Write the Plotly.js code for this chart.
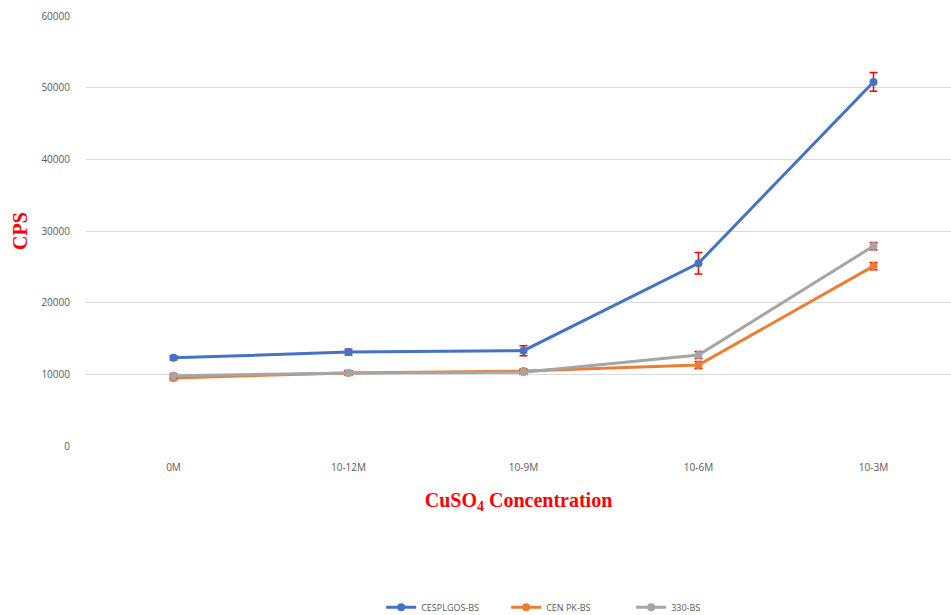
<!DOCTYPE html>
<html><head><meta charset="utf-8">
<script src="https://cdn.plot.ly/plotly-3.0.1.min.js"></script>
<style>body{margin:0;background:#fff}#c{width:951px;height:615px}</style>
</head><body><div id="c"></div>
<script>
const categories = ["0M", "10-12M", "10-9M", "10-6M", "10-3M"];
const seriesNames = ["CESPLGOS-BS", "CEN PK-BS", "330-BS"];
const cesplgos = [12300, 13100, 13300, 25500, 50800];
const cesplgosErr = [300, 400, 700, 1500, 1300];
const cenpk = [9500, 10200, 10450, 11300, 25100];
const cenpkErr = [300, 300, 300, 500, 500];
const s330 = [9800, 10200, 10300, 12700, 27900];
const s330Err = [300, 300, 300, 500, 500];
const colors = ["#4472C4", "#ED7D31", "#A5A5A5"];

const data = [
  [cesplgos, cesplgosErr], [cenpk, cenpkErr], [s330, s330Err]
].map((d, i) => ({
  type: "scatter", mode: "lines+markers", name: seriesNames[i],
  x: categories, y: d[0],
  line: {color: colors[i], width: 3},
  marker: {color: colors[i], size: 8, symbol: "circle"},
  error_y: {type: "data", array: d[1], visible: true, color: "#FF0000", thickness: 1.5, width: 4}
}));
const tf = {family: "Open Sans, sans-serif", size: 10, color: "#595959"};
const layout = {
  width: 951, height: 615,
  margin: {l: 86, r: 0, t: 16, b: 169, autoexpand: false},
  paper_bgcolor: "#fff", plot_bgcolor: "#fff",
  showlegend: true,
  legend: {orientation: "h", x: 0.558, xanchor: "center", y: -0.375, yanchor: "middle",
    font: {family: "Open Sans, sans-serif", size: 9, color: "#595959"}, traceorder: "normal",
    entrywidth: 80, entrywidthmode: "pixels"},
  xaxis: {type: "category", range: [-0.5, 4.443], showgrid: false, zeroline: false, automargin: false,
    showline: false, ticks: "outside", ticklen: 12, tickcolor: "rgba(0,0,0,0)", tickfont: tf,
    title: {text: "<b>CuSO<sub>4</sub> Concentration</b>", font: {family: "Liberation Serif, serif", size: 20, color: "#FF0000"}, standoff: 19}},
  yaxis: {range: [0, 60000], dtick: 10000, showgrid: true, gridcolor: "#D9D9D9", gridwidth: 1, automargin: false,
    zeroline: false, showline: false, ticks: "outside", ticklen: 13, tickcolor: "rgba(0,0,0,0)", tickformat: "d",
    tickfont: tf,
    title: {text: "<b>CPS</b>", font: {family: "Liberation Serif, serif", size: 20, color: "#FF0000"}, standoff: 8}},
  font: {family: "Open Sans, sans-serif"}
};
Plotly.newPlot("c", data, layout, {displayModeBar: false});
</script></body></html>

▶ _THE REQUEST_: Make an exact copy of all the material, but keep the pictures out of it.

▶ _TASK OUTPUT_:
Write the Plotly.js code for this chart.
<!DOCTYPE html>
<html><head><meta charset="utf-8">
<script src="https://cdn.plot.ly/plotly-3.0.1.min.js"></script>
<style>body{margin:0;background:#fff}#c{width:951px;height:615px}</style>
</head><body><div id="c"></div>
<script>
const categories = ["0M", "10-12M", "10-9M", "10-6M", "10-3M"];
const seriesNames = ["CESPLGOS-BS", "CEN PK-BS", "330-BS"];
const cesplgos = [12300, 13100, 13300, 25500, 50800];
const cesplgosErr = [300, 400, 700, 1500, 1300];
const cenpk = [9500, 10200, 10450, 11300, 25100];
const cenpkErr = [300, 300, 300, 500, 500];
const s330 = [9800, 10200, 10300, 12700, 27900];
const s330Err = [300, 300, 300, 500, 500];
const colors = ["#4472C4", "#ED7D31", "#A5A5A5"];

const data = [
  [cesplgos, cesplgosErr], [cenpk, cenpkErr], [s330, s330Err]
].map((d, i) => ({
  type: "scatter", mode: "lines+markers", name: seriesNames[i],
  x: categories, y: d[0],
  line: {color: colors[i], width: 3},
  marker: {color: colors[i], size: 8, symbol: "circle"},
  error_y: {type: "data", array: d[1], visible: true, color: "#FF0000", thickness: 1.5, width: 4}
}));
const tf = {family: "Open Sans, sans-serif", size: 10, color: "#595959"};
const layout = {
  width: 951, height: 615,
  margin: {l: 86, r: 0, t: 16, b: 169, autoexpand: false},
  paper_bgcolor: "#fff", plot_bgcolor: "#fff",
  showlegend: true,
  legend: {orientation: "h", x: 0.558, xanchor: "center", y: -0.375, yanchor: "middle",
    font: {family: "Open Sans, sans-serif", size: 9, color: "#595959"}, traceorder: "normal",
    entrywidth: 80, entrywidthmode: "pixels"},
  xaxis: {type: "category", range: [-0.5, 4.443], showgrid: false, zeroline: false, automargin: false,
    showline: false, ticks: "outside", ticklen: 12, tickcolor: "rgba(0,0,0,0)", tickfont: tf,
    title: {text: "<b>CuSO<sub>4</sub> Concentration</b>", font: {family: "Liberation Serif, serif", size: 20, color: "#FF0000"}, standoff: 19}},
  yaxis: {range: [0, 60000], dtick: 10000, showgrid: true, gridcolor: "#D9D9D9", gridwidth: 1, automargin: false,
    zeroline: false, showline: false, ticks: "outside", ticklen: 13, tickcolor: "rgba(0,0,0,0)", tickformat: "d",
    tickfont: tf,
    title: {text: "<b>CPS</b>", font: {family: "Liberation Serif, serif", size: 20, color: "#FF0000"}, standoff: 8}},
  font: {family: "Open Sans, sans-serif"}
};
Plotly.newPlot("c", data, layout, {displayModeBar: false});
</script></body></html>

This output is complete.